The Life of J. Keir Hardie was written by William Stewart in 1921 and re-published by the Independent Labour Party in 1946. The introduction to the original edition was written by one J. Ramsay MacDonald who notes that the writing has a feeling of hagiography, Ramsay MacDonald that Stewart “writes of his hero frankly and unashamedly, as a worshipper.”
The hagiographical dimension extends into the narrative, as Stewart notes Hardie’s devotion to his faith. “He was still active in temperance work . . . He took his share of the church work and filled the pulpit when the absence of the appointed minister made that necessary, and frequently his voice was heard at the street corners of Cumnock and in some of the neighbouring villages, preaching the Gospel of Christ as he understood it.”

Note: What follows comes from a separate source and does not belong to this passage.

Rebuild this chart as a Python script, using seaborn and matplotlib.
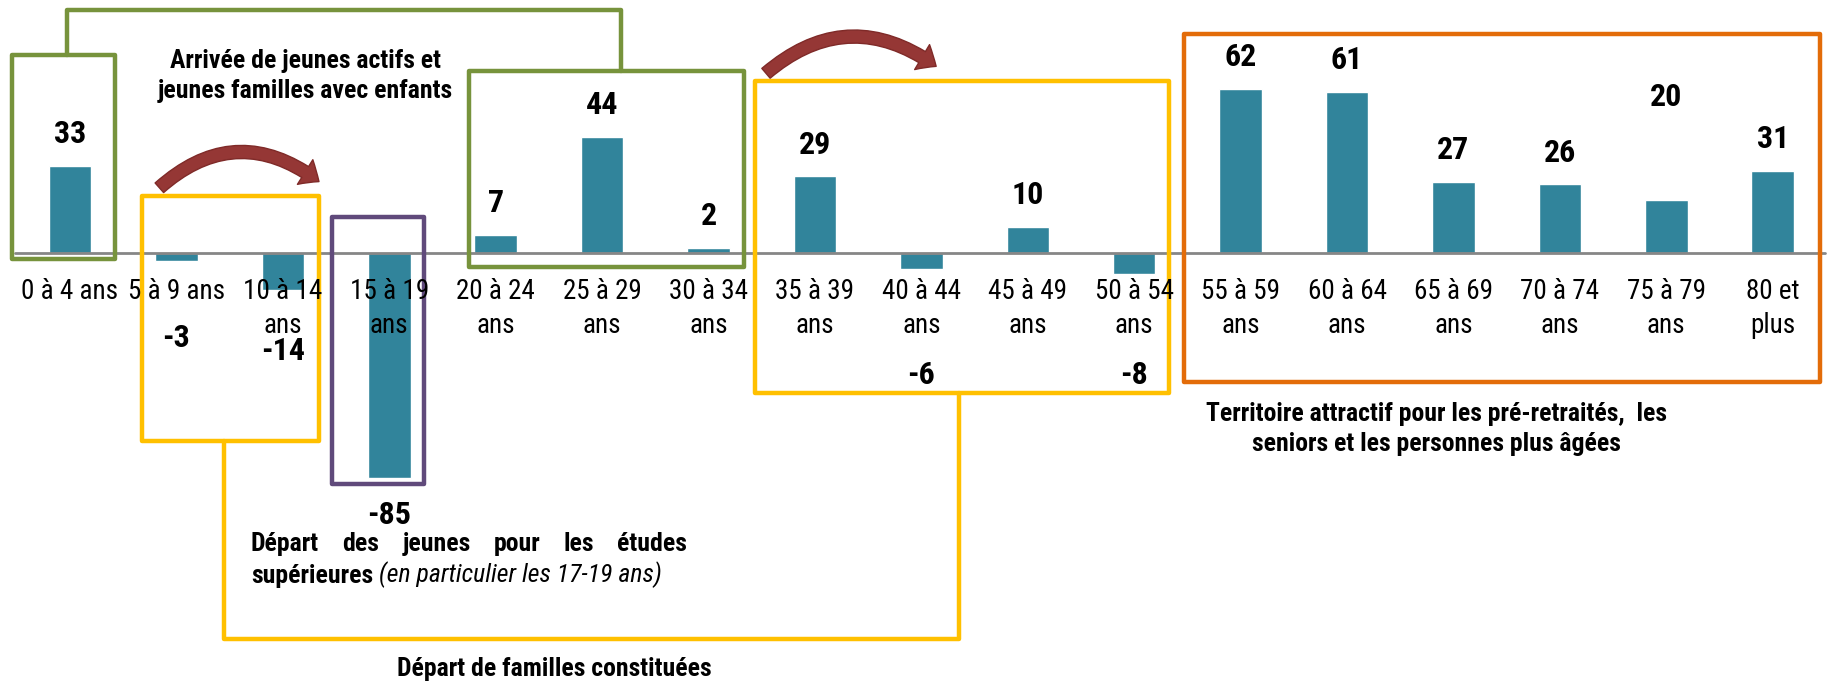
import matplotlib
matplotlib.use("Agg")
import matplotlib.pyplot as plt
import seaborn as sns
import pandas as pd
from matplotlib import font_manager
from matplotlib.patches import FancyArrowPatch, Rectangle
from matplotlib.lines import Line2D

# ---------------- data ----------------
categories = ["0 à 4 ans", "5 à 9 ans", "10 à 14\nans", "15 à 19\nans", "20 à 24\nans",
              "25 à 29\nans", "30 à 34\nans", "35 à 39\nans", "40 à 44\nans", "45 à 49\nans",
              "50 à 54\nans", "55 à 59\nans", "60 à 64\nans", "65 à 69\nans", "70 à 74\nans",
              "75 à 79\nans", "80 et\nplus"]
values = [33, -3, -14, -85, 7, 44, 2, 29, -6, 10, -8, 62, 61, 27, 26, 20, 31]
value_labels = ["33", "-3", "-14", "-85", "7", "44", "2", "29", "-6", "10", "-8",
                "62", "61", "27", "26", "20", "31"]
# vertical placement of each value label (data units), as in the original layout
label_y = [45, -32, -37, -99, 19, 56, 14, 41, -46, 22, -46, 74, 73, 39, 38, 59, 43]

# ---------------- style ----------------
sns.set_theme(style="white")
avail = {f.name for f in font_manager.fontManager.ttflist}
FONT = "DejaVu Sans"
scale = 0.85
for cand, sc in [("Liberation Sans Narrow", 0.98), ("Roboto Condensed", 1.0),
                 ("Open Sans Condensed", 1.0), ("Lato", 0.9)]:
    if cand in avail:
        FONT, scale = cand, sc
        break
plt.rcParams["font.family"] = [FONT, "DejaVu Sans"]
plt.rcParams["text.color"] = "black"

BAR = "#31849B"
GREEN = "#77933C"
YELLOW = "#FFC000"
PURPLE = "#604A7B"
ORANGE = "#E36C09"
RED = "#953735"

fig = plt.figure(figsize=(18.27, 6.81), dpi=100)
ax = fig.add_axes([0, 0, 1, 1])

df = pd.DataFrame({"cat": categories, "val": values})
sns.barplot(data=df, x="cat", y="val", order=categories, color=BAR, saturation=1,
            width=0.4, ax=ax, errorbar=None)

ax.set_xlim(-0.658, 16.51)
ax.set_ylim(-161.8, 95.7)
for s in ax.spines.values():
    s.set_visible(False)
ax.set_yticks([])
ax.set_xlabel("")
ax.set_ylabel("")
ax.axhline(0, xmin=0.008, xmax=0.999, color="#868686", lw=2, zorder=1)
ax.tick_params(axis="x", length=0, pad=0)
ax.set_xticks(range(len(categories)))
ax.set_xticklabels([])

TICK_FS = 19.5 * scale
for i, c in enumerate(categories):
    ax.text(i, -9.5, c, ha="center", va="top", fontsize=TICK_FS, color="black",
            linespacing=1.3, zorder=5)

VAL_FS = 23 * scale
for i, (lab, y) in enumerate(zip(value_labels, label_y)):
    ax.text(i, y, lab, ha="center", va="center", fontsize=VAL_FS,
            fontweight="bold", color="black", zorder=6)

# ---------------- annotation frames ----------------
def box(x0, x1, y0, y1, color):
    ax.add_patch(Rectangle((x0, y0), x1 - x0, y1 - y0, fill=False, ec=color,
                           lw=3.2, zorder=4, joinstyle="round"))

def path(xs, ys, color):
    ax.add_line(Line2D(xs, ys, color=color, lw=3.2, zorder=4,
                       solid_joinstyle="round", solid_capstyle="round"))

box(-0.548, 0.427, -2.2, 74.9, GREEN)
box(3.75, 6.33, -5.3, 68.7, GREEN)
path([-0.033, -0.033, 5.18, 5.18], [74.9, 92.1, 92.1, 68.7], GREEN)

box(0.68, 2.34, -70.9, 21.6, YELLOW)
box(6.44, 10.33, -52.9, 65.2, YELLOW)
path([1.45, 1.45, 8.35, 8.35], [-70.9, -145.8, -145.8, -52.9], YELLOW)

box(2.46, 3.33, -87.2, 13.7, PURPLE)
box(10.47, 16.44, -48.9, 82.8, ORANGE)

for (xa, ya), (xb, yb), rad in [((0.82, 24.0), (2.36, 26.4), -0.42),
                                ((6.52, 67.3), (8.16, 70.0), -0.40)]:
    arr = FancyArrowPatch((xa, ya), (xb, yb), connectionstyle=f"arc3,rad={rad}",
                          arrowstyle="simple,head_length=0.55,head_width=0.95,tail_width=0.42",
                          mutation_scale=22, fc=RED, ec="#7F2A28", lw=1, zorder=6)
    ax.add_patch(arr)

# ---------------- texts ----------------
ANN_FS = 18.5 * scale
ax.text(2.21, 67, "Arrivée de jeunes actifs et\njeunes familles avec enfants",
        ha="center", va="center", fontsize=ANN_FS, fontweight="bold",
        linespacing=1.35, color="black", zorder=6)
ax.text(4.55, -157.3, "Départ de familles constituées", ha="center", va="center",
        fontsize=ANN_FS, fontweight="bold", color="black", zorder=6)
ax.text(12.84, -66.5, "Territoire attractif pour les pré-retraités,  les\nseniors et les personnes plus âgées",
        ha="center", va="center", fontsize=ANN_FS, fontweight="bold",
        linespacing=1.35, color="black", zorder=6)

# justified first line
words = ["Départ", "des", "jeunes", "pour", "les", "études"]
x_left, x_right, y1 = 1.70, 5.80, -110
wtexts = [ax.text(x_left, y1, w, ha="left", va="center", fontsize=ANN_FS,
                  fontweight="bold", color="black", zorder=6) for w in words]
fig.canvas.draw()
r = fig.canvas.get_renderer()
widths = [t.get_window_extent(r).width for t in wtexts]
px_left = ax.transData.transform((x_left, 0))[0]
px_right = ax.transData.transform((x_right, 0))[0]
gap = (px_right - px_left - sum(widths)) / (len(words) - 1)
cur = px_left
inv = ax.transData.inverted()
for t, w in zip(wtexts, widths):
    t.set_x(inv.transform((cur, 0))[0])
    cur += w + gap

t2 = ax.text(x_left, -122, "supérieures", ha="left", va="center", fontsize=ANN_FS,
             fontweight="bold", color="black", zorder=6)
ax.annotate(" (en particulier les 17-19 ans)", xy=(1, 0), xycoords=t2,
            ha="left", va="bottom", fontsize=ANN_FS, fontstyle="italic",
            color="black", zorder=6)

fig.savefig("out.png", dpi=100)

Hardie was explicit in drawing upon his faith to explain his socialist politics, writing in 1888, “The world today is sick and weary at heart. Even our clergy are for the most part dumb dogs who dare not bark. So it was in the days of Christ. They who proclaimed a God-given gospel to the world were the poor and the comparatively unlettered. We need today to return to the principles of the Gospel which, by proclaiming all men sons of God and brethren with one another, makes it impossible for one . . . to insist on his rights at the expense of another.”
His experience of poverty and his identification with the poor led Keir Hardie to an evangelical interpretation of Christianity (evangelicalism was to lose its radical dimension in the Twentieth Century). It also persuaded him that having been poor himself gave him a powerful platform to speak for the poor, he wrote to voters in the Mid-Lanarkshire, “I ask you therefore to return to Parliament a man of yourselves, who being poor, can feel for the poor, and whose whole interest lies in the direction of securing for you a better and a happier lot.” Keir Hardie was unsuccessful in that by-election bid, but his endeavours launched the nascent Labour Party into electoral politics.
At a time when the Labour Party is failing to attract working class support, Keir Hardie’s emphasis on the necessity of solidarity with the poor would be a useful lesson for Keir Starmer.